**Records for the exercise**
>>>>>

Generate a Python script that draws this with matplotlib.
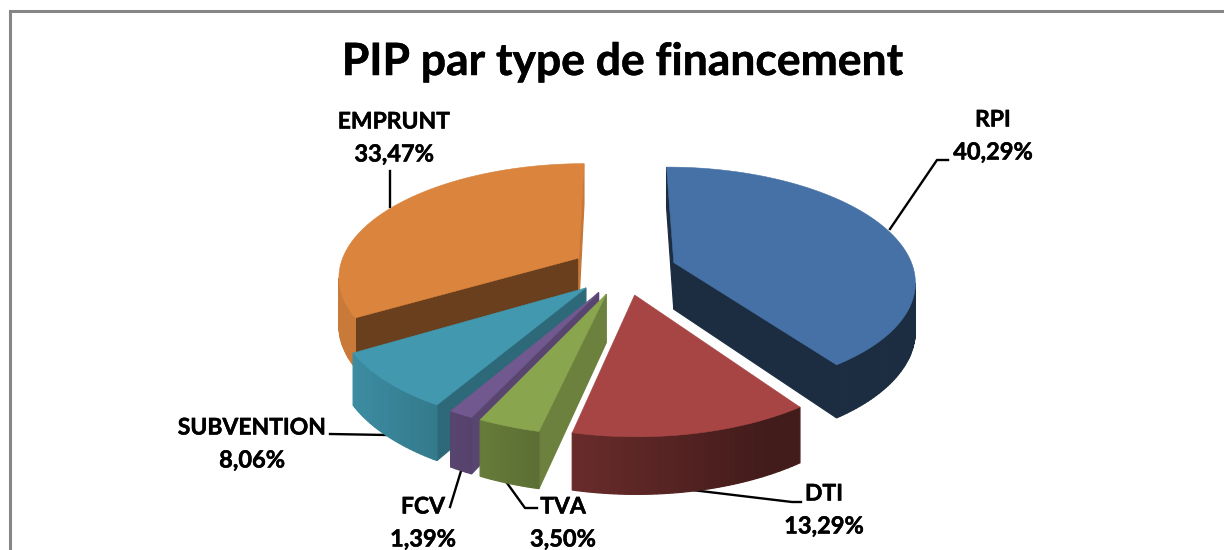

<<<<<
>>>>>

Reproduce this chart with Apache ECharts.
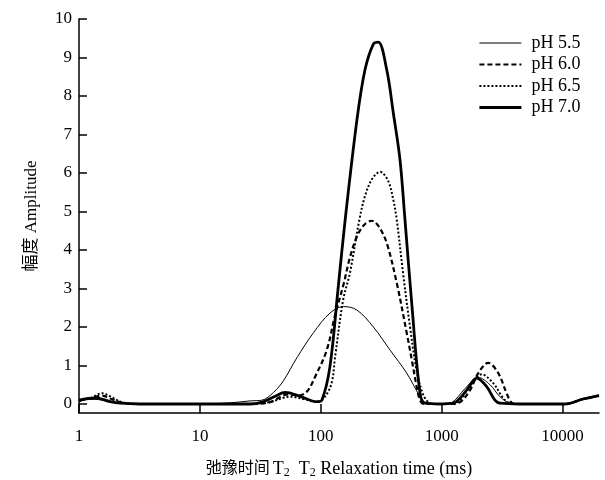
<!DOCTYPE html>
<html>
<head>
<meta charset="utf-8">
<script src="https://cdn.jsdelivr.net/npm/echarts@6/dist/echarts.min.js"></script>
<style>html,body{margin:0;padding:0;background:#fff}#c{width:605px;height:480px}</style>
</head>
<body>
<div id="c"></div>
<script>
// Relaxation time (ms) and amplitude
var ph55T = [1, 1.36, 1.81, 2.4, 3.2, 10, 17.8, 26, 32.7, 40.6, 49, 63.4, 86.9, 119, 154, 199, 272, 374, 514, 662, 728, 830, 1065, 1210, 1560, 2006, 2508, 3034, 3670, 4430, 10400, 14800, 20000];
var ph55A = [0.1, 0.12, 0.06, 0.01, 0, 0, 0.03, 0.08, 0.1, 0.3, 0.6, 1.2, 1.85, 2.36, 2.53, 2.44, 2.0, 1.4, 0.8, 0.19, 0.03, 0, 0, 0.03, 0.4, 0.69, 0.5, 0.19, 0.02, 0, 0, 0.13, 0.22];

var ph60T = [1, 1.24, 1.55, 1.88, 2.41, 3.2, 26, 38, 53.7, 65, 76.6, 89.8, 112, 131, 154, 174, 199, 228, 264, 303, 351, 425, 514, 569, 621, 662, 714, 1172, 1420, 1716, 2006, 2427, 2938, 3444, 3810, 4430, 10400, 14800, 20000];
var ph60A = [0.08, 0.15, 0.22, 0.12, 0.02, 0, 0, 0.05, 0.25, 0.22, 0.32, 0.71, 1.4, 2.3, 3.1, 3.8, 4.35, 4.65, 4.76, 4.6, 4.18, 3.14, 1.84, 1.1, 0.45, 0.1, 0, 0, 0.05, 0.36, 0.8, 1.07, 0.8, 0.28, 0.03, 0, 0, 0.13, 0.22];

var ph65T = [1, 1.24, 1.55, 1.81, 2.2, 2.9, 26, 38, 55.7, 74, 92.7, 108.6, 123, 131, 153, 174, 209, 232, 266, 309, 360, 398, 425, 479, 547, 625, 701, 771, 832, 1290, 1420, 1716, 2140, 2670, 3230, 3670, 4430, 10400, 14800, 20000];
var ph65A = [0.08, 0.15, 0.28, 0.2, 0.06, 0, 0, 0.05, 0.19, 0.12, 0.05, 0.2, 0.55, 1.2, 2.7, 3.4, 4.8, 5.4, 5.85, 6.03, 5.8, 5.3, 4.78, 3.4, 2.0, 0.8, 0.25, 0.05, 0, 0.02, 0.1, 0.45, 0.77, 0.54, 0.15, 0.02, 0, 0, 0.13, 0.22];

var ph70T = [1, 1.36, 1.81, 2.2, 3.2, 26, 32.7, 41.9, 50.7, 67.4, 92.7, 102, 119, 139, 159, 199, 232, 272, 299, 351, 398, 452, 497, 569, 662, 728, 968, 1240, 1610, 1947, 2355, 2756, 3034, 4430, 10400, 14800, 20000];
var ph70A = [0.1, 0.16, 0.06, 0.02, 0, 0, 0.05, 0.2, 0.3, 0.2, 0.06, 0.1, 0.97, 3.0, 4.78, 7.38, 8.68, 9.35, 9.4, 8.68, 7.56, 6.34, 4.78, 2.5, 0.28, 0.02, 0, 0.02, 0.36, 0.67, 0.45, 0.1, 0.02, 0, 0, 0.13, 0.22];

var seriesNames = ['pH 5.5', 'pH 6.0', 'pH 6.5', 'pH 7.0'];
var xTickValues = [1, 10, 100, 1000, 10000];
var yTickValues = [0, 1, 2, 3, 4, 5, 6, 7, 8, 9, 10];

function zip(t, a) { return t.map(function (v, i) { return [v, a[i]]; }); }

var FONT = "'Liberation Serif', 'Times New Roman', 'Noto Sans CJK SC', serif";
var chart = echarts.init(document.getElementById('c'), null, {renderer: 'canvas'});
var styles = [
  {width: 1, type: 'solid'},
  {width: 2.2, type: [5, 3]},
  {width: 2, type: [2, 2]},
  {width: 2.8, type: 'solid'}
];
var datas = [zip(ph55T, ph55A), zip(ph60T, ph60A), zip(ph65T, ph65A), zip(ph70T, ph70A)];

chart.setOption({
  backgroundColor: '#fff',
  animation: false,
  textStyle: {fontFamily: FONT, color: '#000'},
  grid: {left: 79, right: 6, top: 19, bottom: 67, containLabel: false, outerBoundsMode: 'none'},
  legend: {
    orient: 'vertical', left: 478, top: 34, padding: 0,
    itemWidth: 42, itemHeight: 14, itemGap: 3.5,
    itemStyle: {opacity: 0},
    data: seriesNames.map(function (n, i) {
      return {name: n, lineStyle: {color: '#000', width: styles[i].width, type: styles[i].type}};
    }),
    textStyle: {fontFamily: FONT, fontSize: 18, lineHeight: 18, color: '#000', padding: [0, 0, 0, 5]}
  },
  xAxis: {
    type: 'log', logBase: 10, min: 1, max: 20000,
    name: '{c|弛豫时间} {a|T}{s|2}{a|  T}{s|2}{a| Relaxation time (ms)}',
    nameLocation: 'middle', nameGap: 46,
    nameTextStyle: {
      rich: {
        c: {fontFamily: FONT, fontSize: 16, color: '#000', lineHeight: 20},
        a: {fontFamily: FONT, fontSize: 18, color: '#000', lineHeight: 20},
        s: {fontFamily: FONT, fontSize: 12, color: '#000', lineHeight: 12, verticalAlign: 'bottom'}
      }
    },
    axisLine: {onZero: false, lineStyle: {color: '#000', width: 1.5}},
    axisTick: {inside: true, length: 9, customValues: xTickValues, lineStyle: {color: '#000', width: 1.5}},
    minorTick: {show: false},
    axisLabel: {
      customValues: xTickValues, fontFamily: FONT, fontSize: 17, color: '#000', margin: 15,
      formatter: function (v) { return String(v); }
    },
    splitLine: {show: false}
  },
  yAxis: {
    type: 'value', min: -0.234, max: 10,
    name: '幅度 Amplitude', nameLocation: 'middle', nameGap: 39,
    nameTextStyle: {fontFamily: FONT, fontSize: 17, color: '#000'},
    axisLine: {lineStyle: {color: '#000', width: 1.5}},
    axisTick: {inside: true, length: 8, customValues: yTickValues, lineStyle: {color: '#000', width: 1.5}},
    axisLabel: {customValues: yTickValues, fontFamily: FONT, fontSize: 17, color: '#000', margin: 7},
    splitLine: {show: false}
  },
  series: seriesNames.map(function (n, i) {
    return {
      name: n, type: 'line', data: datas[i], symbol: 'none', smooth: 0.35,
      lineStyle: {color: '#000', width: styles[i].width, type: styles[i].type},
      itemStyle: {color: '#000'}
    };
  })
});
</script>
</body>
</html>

<<<<<

**Instructions for the task**
Pick out every line of the listing containing the word "with", and show those lines.

**Final result**
Generate a Python script that draws this with matplotlib.
Reproduce this chart with Apache ECharts.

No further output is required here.